◆ WHAT TO PRODUCE
No images are to be carried over; print all other material exactly as it stands.

◆ RECORDED INFORMATION
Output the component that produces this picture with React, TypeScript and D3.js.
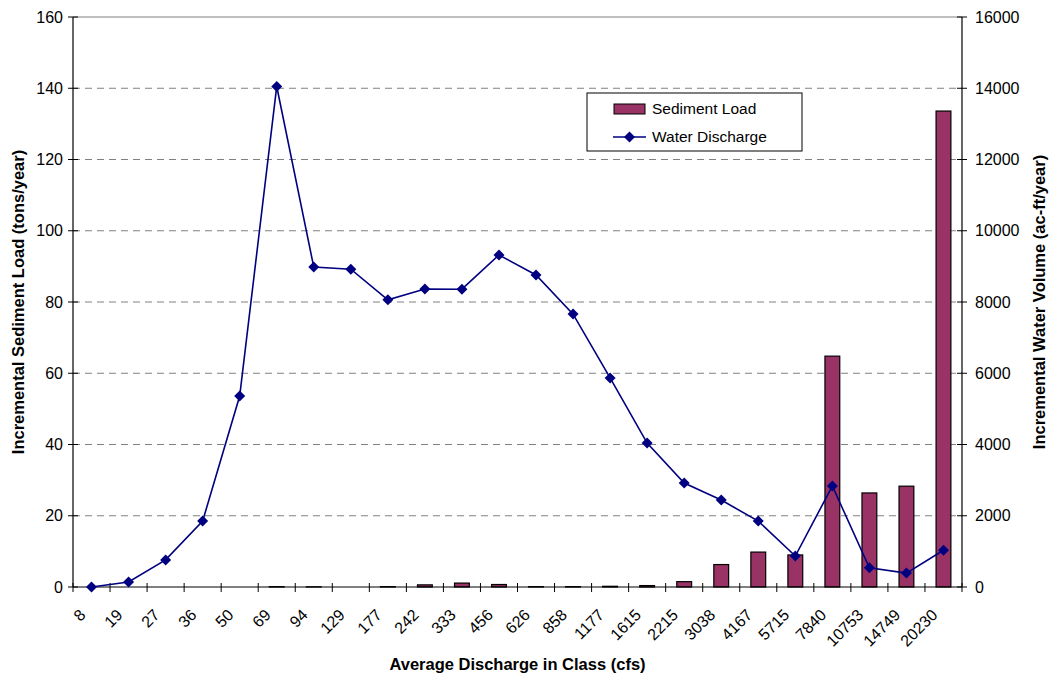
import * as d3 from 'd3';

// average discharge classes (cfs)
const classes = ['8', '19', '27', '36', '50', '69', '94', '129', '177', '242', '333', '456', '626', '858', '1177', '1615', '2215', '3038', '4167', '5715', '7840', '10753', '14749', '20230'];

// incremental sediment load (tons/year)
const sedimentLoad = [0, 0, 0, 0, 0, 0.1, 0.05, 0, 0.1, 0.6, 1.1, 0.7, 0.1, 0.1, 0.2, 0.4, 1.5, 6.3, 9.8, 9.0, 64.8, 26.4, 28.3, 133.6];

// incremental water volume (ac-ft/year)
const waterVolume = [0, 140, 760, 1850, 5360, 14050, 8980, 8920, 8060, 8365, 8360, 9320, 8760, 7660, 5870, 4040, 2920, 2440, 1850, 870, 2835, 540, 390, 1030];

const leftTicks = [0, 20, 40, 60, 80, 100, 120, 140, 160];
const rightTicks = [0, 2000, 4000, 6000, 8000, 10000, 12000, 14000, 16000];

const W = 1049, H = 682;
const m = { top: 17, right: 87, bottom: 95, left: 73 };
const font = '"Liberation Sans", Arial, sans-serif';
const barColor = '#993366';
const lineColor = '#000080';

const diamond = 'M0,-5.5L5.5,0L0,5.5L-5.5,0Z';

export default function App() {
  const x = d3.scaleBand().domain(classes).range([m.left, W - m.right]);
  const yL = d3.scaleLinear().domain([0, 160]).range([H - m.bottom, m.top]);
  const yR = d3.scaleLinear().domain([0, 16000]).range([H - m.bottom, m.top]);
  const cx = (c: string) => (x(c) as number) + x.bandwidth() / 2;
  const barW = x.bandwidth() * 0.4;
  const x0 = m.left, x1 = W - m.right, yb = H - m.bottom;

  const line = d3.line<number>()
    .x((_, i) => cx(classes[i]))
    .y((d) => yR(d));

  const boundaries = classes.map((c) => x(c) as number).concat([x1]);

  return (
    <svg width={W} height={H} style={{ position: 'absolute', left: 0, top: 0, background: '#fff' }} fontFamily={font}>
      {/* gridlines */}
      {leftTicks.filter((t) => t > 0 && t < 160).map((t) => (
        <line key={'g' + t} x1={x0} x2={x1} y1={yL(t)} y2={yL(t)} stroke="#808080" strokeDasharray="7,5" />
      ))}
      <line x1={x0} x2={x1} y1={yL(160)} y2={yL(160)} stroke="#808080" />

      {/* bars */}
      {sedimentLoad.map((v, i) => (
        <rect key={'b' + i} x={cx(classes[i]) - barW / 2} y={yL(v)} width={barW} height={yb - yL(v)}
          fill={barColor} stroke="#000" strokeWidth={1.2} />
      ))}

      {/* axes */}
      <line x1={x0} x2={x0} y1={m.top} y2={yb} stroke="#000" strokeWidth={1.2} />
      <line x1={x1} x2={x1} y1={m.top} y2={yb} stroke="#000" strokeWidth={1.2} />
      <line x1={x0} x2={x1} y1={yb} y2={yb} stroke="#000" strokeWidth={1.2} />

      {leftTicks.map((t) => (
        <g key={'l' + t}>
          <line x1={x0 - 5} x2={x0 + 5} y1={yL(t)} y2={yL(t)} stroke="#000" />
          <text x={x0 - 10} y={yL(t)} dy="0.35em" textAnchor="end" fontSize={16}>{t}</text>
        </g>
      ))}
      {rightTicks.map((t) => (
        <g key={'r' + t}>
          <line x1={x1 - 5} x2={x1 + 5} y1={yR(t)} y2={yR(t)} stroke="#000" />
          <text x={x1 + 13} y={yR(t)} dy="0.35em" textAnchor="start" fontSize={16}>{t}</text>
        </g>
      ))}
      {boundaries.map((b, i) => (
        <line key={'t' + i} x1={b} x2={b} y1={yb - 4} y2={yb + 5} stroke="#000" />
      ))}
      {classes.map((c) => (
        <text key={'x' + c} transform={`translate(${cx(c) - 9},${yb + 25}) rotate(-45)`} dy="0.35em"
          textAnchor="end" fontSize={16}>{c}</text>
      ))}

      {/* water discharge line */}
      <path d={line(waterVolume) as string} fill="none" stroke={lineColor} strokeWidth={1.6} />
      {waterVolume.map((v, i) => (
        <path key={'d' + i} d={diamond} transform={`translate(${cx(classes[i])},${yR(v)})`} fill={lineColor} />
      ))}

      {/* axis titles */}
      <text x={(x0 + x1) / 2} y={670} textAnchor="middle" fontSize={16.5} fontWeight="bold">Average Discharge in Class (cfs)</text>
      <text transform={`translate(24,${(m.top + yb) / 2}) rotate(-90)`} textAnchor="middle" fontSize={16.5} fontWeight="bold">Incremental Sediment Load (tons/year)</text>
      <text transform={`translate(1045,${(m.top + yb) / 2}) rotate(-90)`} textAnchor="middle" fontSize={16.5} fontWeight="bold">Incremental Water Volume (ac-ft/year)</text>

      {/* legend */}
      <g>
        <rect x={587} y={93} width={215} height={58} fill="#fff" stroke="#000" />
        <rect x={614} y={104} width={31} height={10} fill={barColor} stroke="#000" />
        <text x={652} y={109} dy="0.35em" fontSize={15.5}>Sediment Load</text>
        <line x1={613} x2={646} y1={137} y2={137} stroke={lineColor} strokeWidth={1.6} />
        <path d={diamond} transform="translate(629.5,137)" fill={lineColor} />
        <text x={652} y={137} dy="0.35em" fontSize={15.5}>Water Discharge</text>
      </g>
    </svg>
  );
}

◆ SOLUTION FOR THIS EXERCISE
Output the component that produces this picture with React, TypeScript and D3.js.
import * as d3 from 'd3';

// average discharge classes (cfs)
const classes = ['8', '19', '27', '36', '50', '69', '94', '129', '177', '242', '333', '456', '626', '858', '1177', '1615', '2215', '3038', '4167', '5715', '7840', '10753', '14749', '20230'];

// incremental sediment load (tons/year)
const sedimentLoad = [0, 0, 0, 0, 0, 0.1, 0.05, 0, 0.1, 0.6, 1.1, 0.7, 0.1, 0.1, 0.2, 0.4, 1.5, 6.3, 9.8, 9.0, 64.8, 26.4, 28.3, 133.6];

// incremental water volume (ac-ft/year)
const waterVolume = [0, 140, 760, 1850, 5360, 14050, 8980, 8920, 8060, 8365, 8360, 9320, 8760, 7660, 5870, 4040, 2920, 2440, 1850, 870, 2835, 540, 390, 1030];

const leftTicks = [0, 20, 40, 60, 80, 100, 120, 140, 160];
const rightTicks = [0, 2000, 4000, 6000, 8000, 10000, 12000, 14000, 16000];

const W = 1049, H = 682;
const m = { top: 17, right: 87, bottom: 95, left: 73 };
const font = '"Liberation Sans", Arial, sans-serif';
const barColor = '#993366';
const lineColor = '#000080';

const diamond = 'M0,-5.5L5.5,0L0,5.5L-5.5,0Z';

export default function App() {
  const x = d3.scaleBand().domain(classes).range([m.left, W - m.right]);
  const yL = d3.scaleLinear().domain([0, 160]).range([H - m.bottom, m.top]);
  const yR = d3.scaleLinear().domain([0, 16000]).range([H - m.bottom, m.top]);
  const cx = (c: string) => (x(c) as number) + x.bandwidth() / 2;
  const barW = x.bandwidth() * 0.4;
  const x0 = m.left, x1 = W - m.right, yb = H - m.bottom;

  const line = d3.line<number>()
    .x((_, i) => cx(classes[i]))
    .y((d) => yR(d));

  const boundaries = classes.map((c) => x(c) as number).concat([x1]);

  return (
    <svg width={W} height={H} style={{ position: 'absolute', left: 0, top: 0, background: '#fff' }} fontFamily={font}>
      {/* gridlines */}
      {leftTicks.filter((t) => t > 0 && t < 160).map((t) => (
        <line key={'g' + t} x1={x0} x2={x1} y1={yL(t)} y2={yL(t)} stroke="#808080" strokeDasharray="7,5" />
      ))}
      <line x1={x0} x2={x1} y1={yL(160)} y2={yL(160)} stroke="#808080" />

      {/* bars */}
      {sedimentLoad.map((v, i) => (
        <rect key={'b' + i} x={cx(classes[i]) - barW / 2} y={yL(v)} width={barW} height={yb - yL(v)}
          fill={barColor} stroke="#000" strokeWidth={1.2} />
      ))}

      {/* axes */}
      <line x1={x0} x2={x0} y1={m.top} y2={yb} stroke="#000" strokeWidth={1.2} />
      <line x1={x1} x2={x1} y1={m.top} y2={yb} stroke="#000" strokeWidth={1.2} />
      <line x1={x0} x2={x1} y1={yb} y2={yb} stroke="#000" strokeWidth={1.2} />

      {leftTicks.map((t) => (
        <g key={'l' + t}>
          <line x1={x0 - 5} x2={x0 + 5} y1={yL(t)} y2={yL(t)} stroke="#000" />
          <text x={x0 - 10} y={yL(t)} dy="0.35em" textAnchor="end" fontSize={16}>{t}</text>
        </g>
      ))}
      {rightTicks.map((t) => (
        <g key={'r' + t}>
          <line x1={x1 - 5} x2={x1 + 5} y1={yR(t)} y2={yR(t)} stroke="#000" />
          <text x={x1 + 13} y={yR(t)} dy="0.35em" textAnchor="start" fontSize={16}>{t}</text>
        </g>
      ))}
      {boundaries.map((b, i) => (
        <line key={'t' + i} x1={b} x2={b} y1={yb - 4} y2={yb + 5} stroke="#000" />
      ))}
      {classes.map((c) => (
        <text key={'x' + c} transform={`translate(${cx(c) - 9},${yb + 25}) rotate(-45)`} dy="0.35em"
          textAnchor="end" fontSize={16}>{c}</text>
      ))}

      {/* water discharge line */}
      <path d={line(waterVolume) as string} fill="none" stroke={lineColor} strokeWidth={1.6} />
      {waterVolume.map((v, i) => (
        <path key={'d' + i} d={diamond} transform={`translate(${cx(classes[i])},${yR(v)})`} fill={lineColor} />
      ))}

      {/* axis titles */}
      <text x={(x0 + x1) / 2} y={670} textAnchor="middle" fontSize={16.5} fontWeight="bold">Average Discharge in Class (cfs)</text>
      <text transform={`translate(24,${(m.top + yb) / 2}) rotate(-90)`} textAnchor="middle" fontSize={16.5} fontWeight="bold">Incremental Sediment Load (tons/year)</text>
      <text transform={`translate(1045,${(m.top + yb) / 2}) rotate(-90)`} textAnchor="middle" fontSize={16.5} fontWeight="bold">Incremental Water Volume (ac-ft/year)</text>

      {/* legend */}
      <g>
        <rect x={587} y={93} width={215} height={58} fill="#fff" stroke="#000" />
        <rect x={614} y={104} width={31} height={10} fill={barColor} stroke="#000" />
        <text x={652} y={109} dy="0.35em" fontSize={15.5}>Sediment Load</text>
        <line x1={613} x2={646} y1={137} y2={137} stroke={lineColor} strokeWidth={1.6} />
        <path d={diamond} transform="translate(629.5,137)" fill={lineColor} />
        <text x={652} y={137} dy="0.35em" fontSize={15.5}>Water Discharge</text>
      </g>
    </svg>
  );
}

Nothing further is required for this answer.